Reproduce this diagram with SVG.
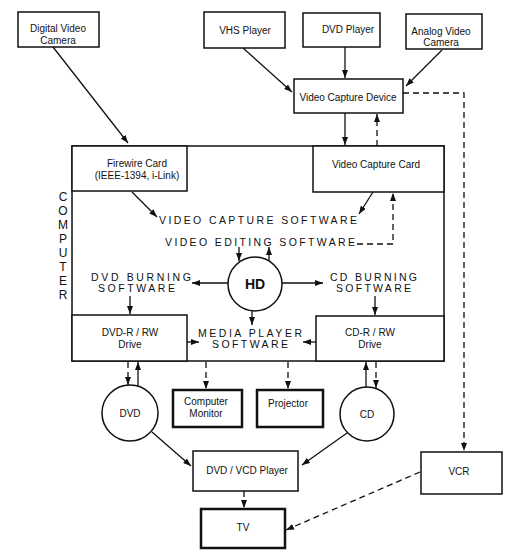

--

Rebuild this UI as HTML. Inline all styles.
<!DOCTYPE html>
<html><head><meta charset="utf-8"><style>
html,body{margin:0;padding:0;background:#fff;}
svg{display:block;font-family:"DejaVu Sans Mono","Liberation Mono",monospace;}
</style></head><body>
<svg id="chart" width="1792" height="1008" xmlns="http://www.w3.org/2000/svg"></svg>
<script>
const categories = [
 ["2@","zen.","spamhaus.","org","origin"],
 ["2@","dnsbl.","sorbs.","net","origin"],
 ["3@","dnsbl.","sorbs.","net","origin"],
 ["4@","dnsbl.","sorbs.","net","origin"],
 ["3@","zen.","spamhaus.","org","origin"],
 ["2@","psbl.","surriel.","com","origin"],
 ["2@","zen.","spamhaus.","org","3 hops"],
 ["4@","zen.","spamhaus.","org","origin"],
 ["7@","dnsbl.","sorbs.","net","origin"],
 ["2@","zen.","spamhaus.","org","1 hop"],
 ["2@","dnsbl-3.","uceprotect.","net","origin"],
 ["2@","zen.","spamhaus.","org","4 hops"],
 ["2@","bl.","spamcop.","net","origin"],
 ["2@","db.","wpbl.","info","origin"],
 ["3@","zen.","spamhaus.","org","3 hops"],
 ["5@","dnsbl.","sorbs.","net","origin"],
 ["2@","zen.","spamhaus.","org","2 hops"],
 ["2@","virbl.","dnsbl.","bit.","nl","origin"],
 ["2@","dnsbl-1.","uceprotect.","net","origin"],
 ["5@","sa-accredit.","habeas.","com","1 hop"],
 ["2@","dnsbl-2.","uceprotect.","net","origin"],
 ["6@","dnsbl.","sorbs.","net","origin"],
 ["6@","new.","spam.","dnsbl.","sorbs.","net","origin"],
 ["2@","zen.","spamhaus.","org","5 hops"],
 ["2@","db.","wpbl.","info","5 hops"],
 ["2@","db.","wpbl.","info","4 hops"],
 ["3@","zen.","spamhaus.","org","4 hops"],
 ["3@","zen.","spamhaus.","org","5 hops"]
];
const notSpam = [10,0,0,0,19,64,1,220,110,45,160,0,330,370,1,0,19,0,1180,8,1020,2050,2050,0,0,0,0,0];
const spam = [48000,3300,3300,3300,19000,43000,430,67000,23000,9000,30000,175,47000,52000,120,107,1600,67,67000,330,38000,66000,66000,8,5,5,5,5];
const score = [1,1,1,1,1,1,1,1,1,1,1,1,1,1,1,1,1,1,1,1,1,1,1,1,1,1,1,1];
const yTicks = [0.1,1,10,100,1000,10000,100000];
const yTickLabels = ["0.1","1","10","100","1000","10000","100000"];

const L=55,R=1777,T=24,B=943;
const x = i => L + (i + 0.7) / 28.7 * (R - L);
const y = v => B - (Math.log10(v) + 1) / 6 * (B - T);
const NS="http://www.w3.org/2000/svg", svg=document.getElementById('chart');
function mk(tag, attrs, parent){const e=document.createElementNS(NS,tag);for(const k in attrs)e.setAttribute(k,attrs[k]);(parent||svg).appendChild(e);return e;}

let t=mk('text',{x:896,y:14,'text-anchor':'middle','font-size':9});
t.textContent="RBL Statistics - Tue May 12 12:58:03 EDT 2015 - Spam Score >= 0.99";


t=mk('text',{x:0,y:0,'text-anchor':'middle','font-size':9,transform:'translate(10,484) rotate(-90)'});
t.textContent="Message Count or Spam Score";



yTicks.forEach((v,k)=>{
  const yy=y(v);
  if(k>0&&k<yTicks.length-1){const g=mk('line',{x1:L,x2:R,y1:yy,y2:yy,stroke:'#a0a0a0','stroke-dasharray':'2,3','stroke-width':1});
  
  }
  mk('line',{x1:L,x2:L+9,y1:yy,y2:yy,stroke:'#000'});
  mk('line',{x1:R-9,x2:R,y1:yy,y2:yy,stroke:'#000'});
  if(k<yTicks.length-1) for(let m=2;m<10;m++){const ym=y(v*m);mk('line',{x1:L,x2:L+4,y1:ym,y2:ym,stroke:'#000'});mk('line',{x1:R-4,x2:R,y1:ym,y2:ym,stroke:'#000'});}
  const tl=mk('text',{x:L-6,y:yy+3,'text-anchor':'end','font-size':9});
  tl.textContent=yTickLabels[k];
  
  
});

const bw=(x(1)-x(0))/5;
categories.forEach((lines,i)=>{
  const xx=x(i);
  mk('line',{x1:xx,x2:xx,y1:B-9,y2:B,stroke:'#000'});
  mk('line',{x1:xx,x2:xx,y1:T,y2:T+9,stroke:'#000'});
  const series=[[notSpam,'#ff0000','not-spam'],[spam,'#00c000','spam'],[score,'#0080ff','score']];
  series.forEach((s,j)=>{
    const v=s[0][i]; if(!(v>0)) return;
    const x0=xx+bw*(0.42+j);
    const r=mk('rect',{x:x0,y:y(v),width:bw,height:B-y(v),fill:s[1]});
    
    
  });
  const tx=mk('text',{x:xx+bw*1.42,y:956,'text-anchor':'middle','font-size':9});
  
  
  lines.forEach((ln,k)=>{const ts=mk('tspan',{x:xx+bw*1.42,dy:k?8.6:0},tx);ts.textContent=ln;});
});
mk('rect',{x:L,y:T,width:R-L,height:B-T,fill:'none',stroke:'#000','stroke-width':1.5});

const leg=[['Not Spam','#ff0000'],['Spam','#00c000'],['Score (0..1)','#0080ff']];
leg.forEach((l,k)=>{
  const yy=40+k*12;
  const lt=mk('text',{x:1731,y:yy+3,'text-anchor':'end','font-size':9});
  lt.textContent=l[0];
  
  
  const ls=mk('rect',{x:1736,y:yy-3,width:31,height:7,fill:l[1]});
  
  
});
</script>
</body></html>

...

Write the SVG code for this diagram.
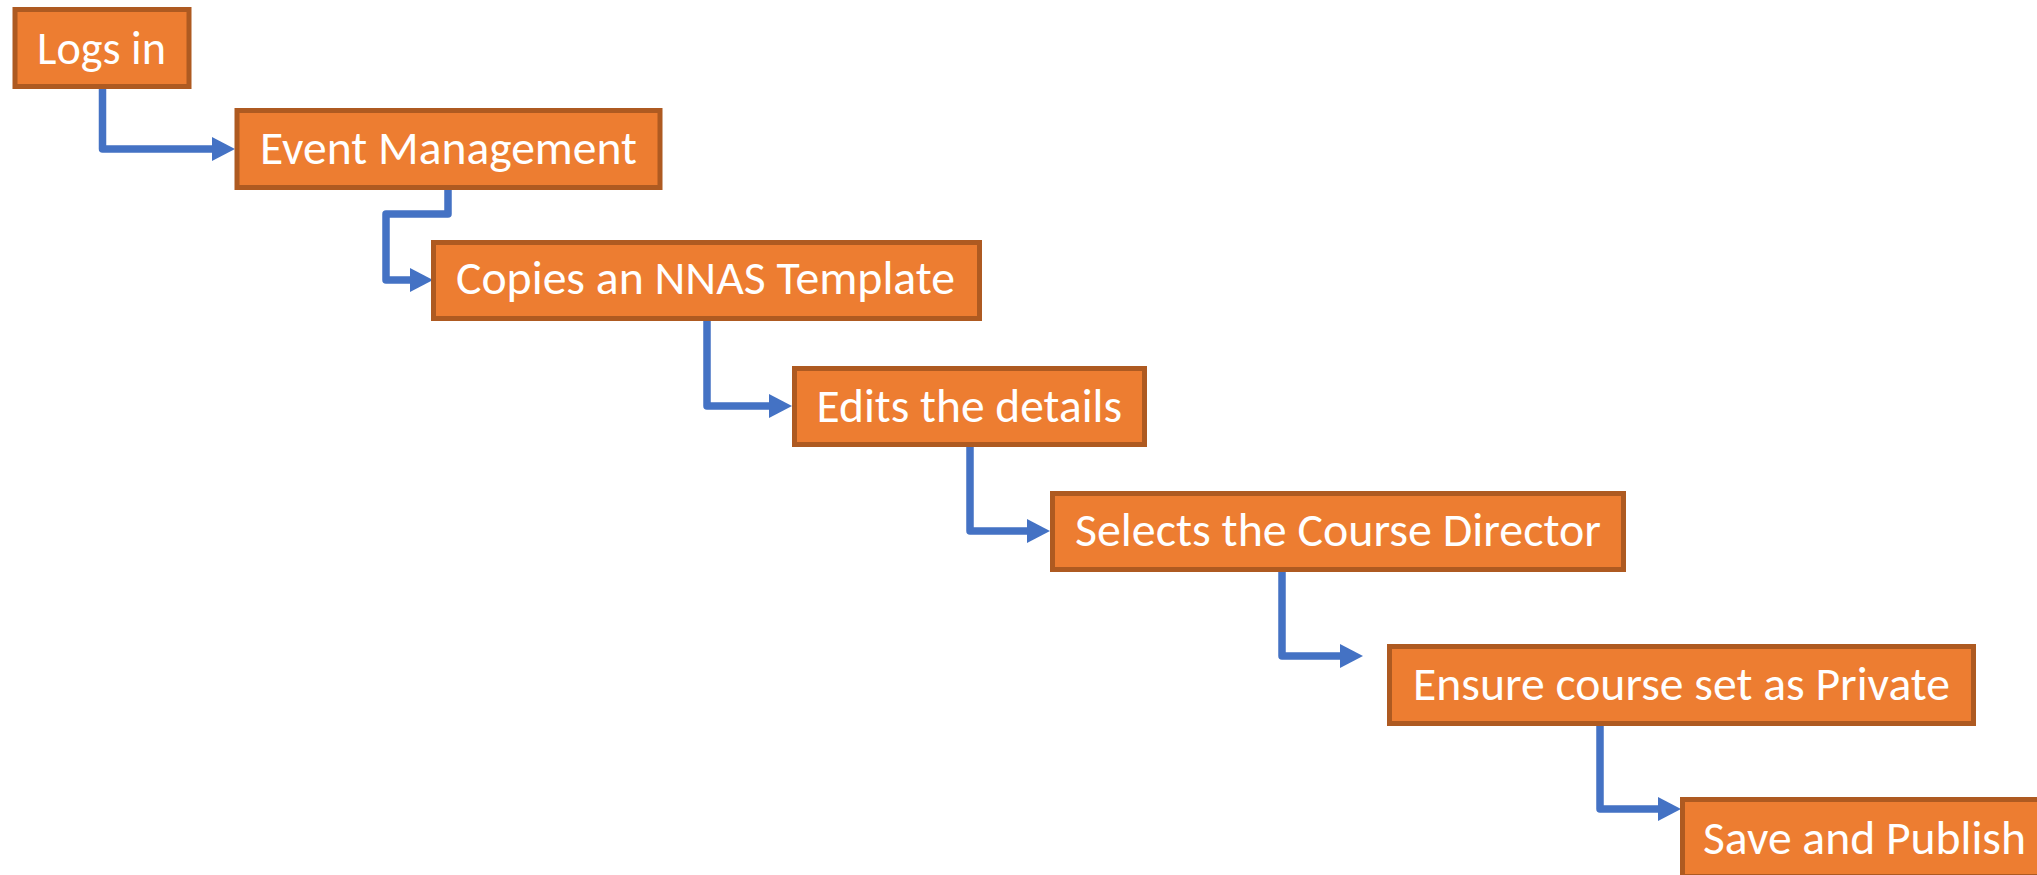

PROBLEM STATEMENT >>
Copy all lines from the entries that contain the word "this".

THE COMPLETED TASK >>
Reproduce this diagram with SVG.
Rebuild this UI as HTML. Inline all styles.
Write the SVG code for this diagram.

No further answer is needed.